Reputation: 384
I have a transformer model I'd like to train distributed across several workers on the Google Cloud AI Platform using Actor-Critic RL for training. I have my data broken up into individual files by date and uploaded to Cloud Storage. Since I'm using Actor-Critic RL, I have a custom loss function that calculates and applies the gradient. All the examples I've come across for distributed training make use of model.fit
, which I'm not going to be able to do. I haven't been able to find any information on using a custom loss instead.
Along with distributing it across several machines, I'd like to know how to properly distribute training across several CPU cores as well. From my understanding model.fit
takes care of this stuff normally.
Here's the custom loss function; right now it's the equivalent of a batch size of 1 I believe:
def learn(self, state_value_starting: tf.Tensor, probabilities: tf.Tensor, state_new: tf.Tensor,
reward: tf.Tensor, is_done: tf.Tensor):
with tf.GradientTape() as tape:
state_value_starting = tf.squeeze(state_value_starting)

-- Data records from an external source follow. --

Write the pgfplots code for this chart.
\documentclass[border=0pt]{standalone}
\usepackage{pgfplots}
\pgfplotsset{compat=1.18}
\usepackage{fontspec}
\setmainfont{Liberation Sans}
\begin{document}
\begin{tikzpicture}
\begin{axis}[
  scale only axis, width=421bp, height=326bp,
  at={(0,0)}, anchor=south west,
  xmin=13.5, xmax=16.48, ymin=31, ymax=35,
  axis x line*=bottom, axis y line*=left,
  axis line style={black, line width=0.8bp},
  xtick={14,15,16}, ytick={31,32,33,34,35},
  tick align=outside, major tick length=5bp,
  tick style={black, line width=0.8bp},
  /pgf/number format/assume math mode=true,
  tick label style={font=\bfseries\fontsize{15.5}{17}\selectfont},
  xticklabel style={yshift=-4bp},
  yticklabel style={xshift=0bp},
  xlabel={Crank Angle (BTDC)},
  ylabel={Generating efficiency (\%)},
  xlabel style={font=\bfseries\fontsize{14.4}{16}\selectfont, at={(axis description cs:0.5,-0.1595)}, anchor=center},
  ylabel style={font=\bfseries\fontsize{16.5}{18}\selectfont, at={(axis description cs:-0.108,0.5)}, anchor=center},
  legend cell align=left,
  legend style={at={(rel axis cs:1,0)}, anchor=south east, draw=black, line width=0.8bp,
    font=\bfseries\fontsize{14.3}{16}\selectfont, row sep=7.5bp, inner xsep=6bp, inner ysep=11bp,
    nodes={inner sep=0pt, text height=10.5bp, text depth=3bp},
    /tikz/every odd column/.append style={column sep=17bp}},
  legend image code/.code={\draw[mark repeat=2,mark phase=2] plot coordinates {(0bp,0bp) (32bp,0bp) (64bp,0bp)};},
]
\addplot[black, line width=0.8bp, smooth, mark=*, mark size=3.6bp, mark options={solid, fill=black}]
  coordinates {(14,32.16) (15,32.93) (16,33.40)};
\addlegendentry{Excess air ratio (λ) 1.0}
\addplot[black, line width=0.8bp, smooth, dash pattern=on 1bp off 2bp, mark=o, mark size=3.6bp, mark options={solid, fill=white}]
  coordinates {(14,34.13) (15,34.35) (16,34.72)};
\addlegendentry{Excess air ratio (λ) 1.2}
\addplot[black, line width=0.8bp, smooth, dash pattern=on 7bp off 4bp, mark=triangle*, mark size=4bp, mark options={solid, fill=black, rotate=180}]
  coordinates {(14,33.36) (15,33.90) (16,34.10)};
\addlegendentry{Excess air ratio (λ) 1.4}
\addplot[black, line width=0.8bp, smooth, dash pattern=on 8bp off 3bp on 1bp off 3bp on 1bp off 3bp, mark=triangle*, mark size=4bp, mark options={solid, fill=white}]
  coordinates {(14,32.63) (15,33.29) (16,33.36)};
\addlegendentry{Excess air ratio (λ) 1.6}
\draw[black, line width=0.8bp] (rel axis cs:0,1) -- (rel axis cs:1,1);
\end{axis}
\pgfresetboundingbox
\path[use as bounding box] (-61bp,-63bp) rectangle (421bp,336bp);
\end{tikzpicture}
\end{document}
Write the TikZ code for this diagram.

state_value_new, _ = self.call(state_new)
state_value_new = tf.squeeze(state_value_new)
action_probabilities = tfp.distributions.Categorical(probs=probabilities)
log_probability = action_probabilities.log_prob(self._last_action)
delta = reward + (self._discount_factor * state_value_new * (1 - int(is_done))) - state_value_starting
actor_loss = -log_probability * delta
critic_loss = delta ** 2
total_loss = actor_loss + critic_loss
gradient = tape.gradient(total_loss, self.trainable_variables)
self.optimizer.apply_gradients(zip(gradient, self.trainable_variables))
Upvotes: 0
Views: 609
Reputation: 86
Tensorflow Model is provided with a practiced solution, defined in model_lib_v2.py.
See the function train_loop
, the custom training loop is constructed makes use of
strategy = tf.compat.v2.distribute.get_strategy() #L501
with strategy.scope():
training step ...
And custom loss in function eager_train_step
.
Upvotes: 1